Just for good measure, the Cardiff academic who led the research, Professor Karin Wahl-Jorgensen, had recently been employed by Brussels to analyse European media coverage about further EU integration and to discover why the UK is so sceptical about that prospect.

Unsurprisingly, Cardiff’s methodology was seriously flawed and unprofessional. It looked at only two one-month periods of the BBC’s output, in 2007 and 2012, which compares ill with the massive work done by News-watch over 15 years. Cardiff staff and friends in the leftwing media even managed to claim that their research showed that the BBC was biased in favour of Euroscepticism. They did this by simply ignoring 20 of the 21 pro-EU speakers on the “Today” programme in their 2012 survey period. Thus the Prebble report gave the BBC’s EU coverage a clean bill of health, which was, of course, gratefully accepted by the chairman, the noble Lord, Lord Patten, and the other BBC trustees. So far, the BBC has not replied to the Civitas-News-watch report, and Mr Prebble has merely accused them of running a smear campaign. I trust that the Government will join me in looking forward to a detailed response very soon.

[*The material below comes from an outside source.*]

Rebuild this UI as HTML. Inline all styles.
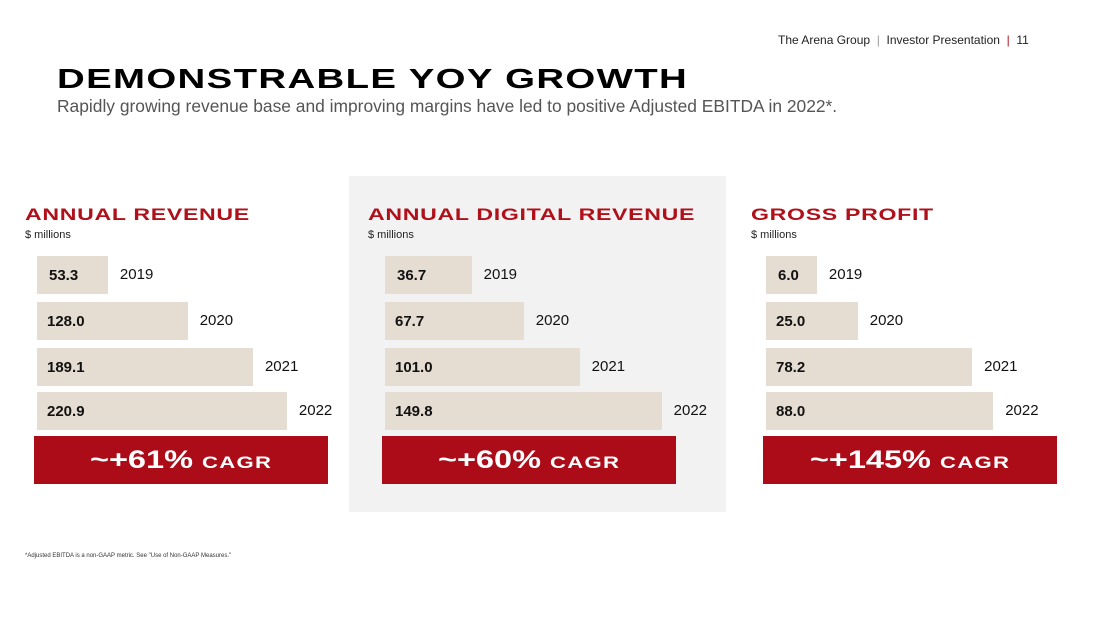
<!DOCTYPE html>
<html><head><meta charset="utf-8">
<style>
body{margin:0;width:1100px;height:619px;background:#fff;position:relative;overflow:hidden;font-family:"Liberation Sans",sans-serif;}
.abs{position:absolute;white-space:nowrap;}
.wide{display:inline-block;transform-origin:left center;font-weight:bold;}
</style></head><body>
<div class="abs" style="left:778px;top:33px;font-size:12px;color:#222;">The Arena Group &nbsp;<span style="color:#999">|</span>&nbsp; Investor Presentation &nbsp;<span style="color:#b0101a">|</span>&nbsp; 11</div>
<div class="abs" style="left:57px;top:63px;font-size:28px;line-height:32px;color:#000;"><span class="wide" style="transform:scaleX(1.37);letter-spacing:1px">DEMONSTRABLE YOY GROWTH</span></div>
<div class="abs" style="left:57px;top:96px;font-size:17.4px;color:#555;">Rapidly growing revenue base and improving margins have led to positive Adjusted EBITDA in 2022*.</div>
<div class="abs" style="left:349px;top:176px;width:377px;height:336px;background:#f2f2f2;"></div>
<div class="abs" style="left:25px;top:553px;font-size:6px;color:#333;">*Adjusted EBITDA is a non-GAAP metric. See "Use of Non-GAAP Measures."</div>
<div id="root"></div>
<script>
const years=["2019","2020","2021","2022"];
const revenue=[53.3,128.0,189.1,220.9];
const digitalRevenue=[36.7,67.7,101.0,149.8];
const grossProfit=[6.0,25.0,78.2,88.0];
const titles=["ANNUAL REVENUE","ANNUAL DIGITAL REVENUE","GROSS PROFIT"];
const cagrs=["~+61%","~+60%","~+145%"];
const panels=[
 {vals:revenue,x:25,bx:37,cx:34,a:14,b:1.068,name:'annual-revenue'},
 {vals:digitalRevenue,x:368,bx:385,cx:382,a:25,b:1.68,name:'digital-revenue'},
 {vals:grossProfit,x:751,bx:766,cx:763,a:38,b:2.15,name:'gross-profit'}
];
const rowY=[256,302,348,392];
const root=document.getElementById('root');
function mk(parent,css,html){const d=document.createElement('div');d.className='abs';d.style.cssText=css;if(html!==undefined)d.innerHTML=html;parent.appendChild(d);return d;}
panels.forEach((p,i)=>{
 const t=mk(root,`left:${p.x}px;top:205px;font-size:17px;color:#b0101a;`,`<span class="wide" style="transform:scaleX(1.36);letter-spacing:0.5px">${titles[i]}</span>`);
 
 
 const u=mk(root,`left:${p.x}px;top:229px;font-size:11px;color:#222;`,'$ millions');
 
 
 p.vals.forEach((v,j)=>{
  const w=p.a+p.b*v;
  const bar=mk(root,`left:${p.bx}px;top:${rowY[j]}px;width:${w}px;height:38px;background:#e6ddd2;`);
  
  
  const lab=mk(bar,`left:${j===0?12:10}px;top:11px;font-size:15px;font-weight:bold;color:#111;`,v.toFixed(1));
  
  
  const yl=mk(root,`left:${p.bx+w+12}px;top:${rowY[j]+10}px;font-size:15px;color:#111;`,years[j]);
  
  
 });
 const c=mk(root,`left:${p.cx}px;top:436px;width:294px;height:48px;background:#ac0c18;color:#fff;text-align:center;line-height:48px;`,
  `<span style="display:inline-block;transform:scaleX(1.3);font-weight:bold;font-size:25px;">${cagrs[i]} <span style="font-size:17px;letter-spacing:1px">CAGR</span></span>`);
 
 
});
</script>
</body></html>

So I ask the Government not to renew the BBC’s charter until they are satisfied that it is capable of fulfilling it. This afternoon, I have dealt only with the BBC’s coverage of the EU. Similar criticisms could be made of its coverage of immigration and manmade climate change, at least. In conclusion, I trust that the Government will ensure that the BBC’s editorial freedom is preserved, but with that freedom must come the fulfilment of the great ideals of its charter. I beg to move.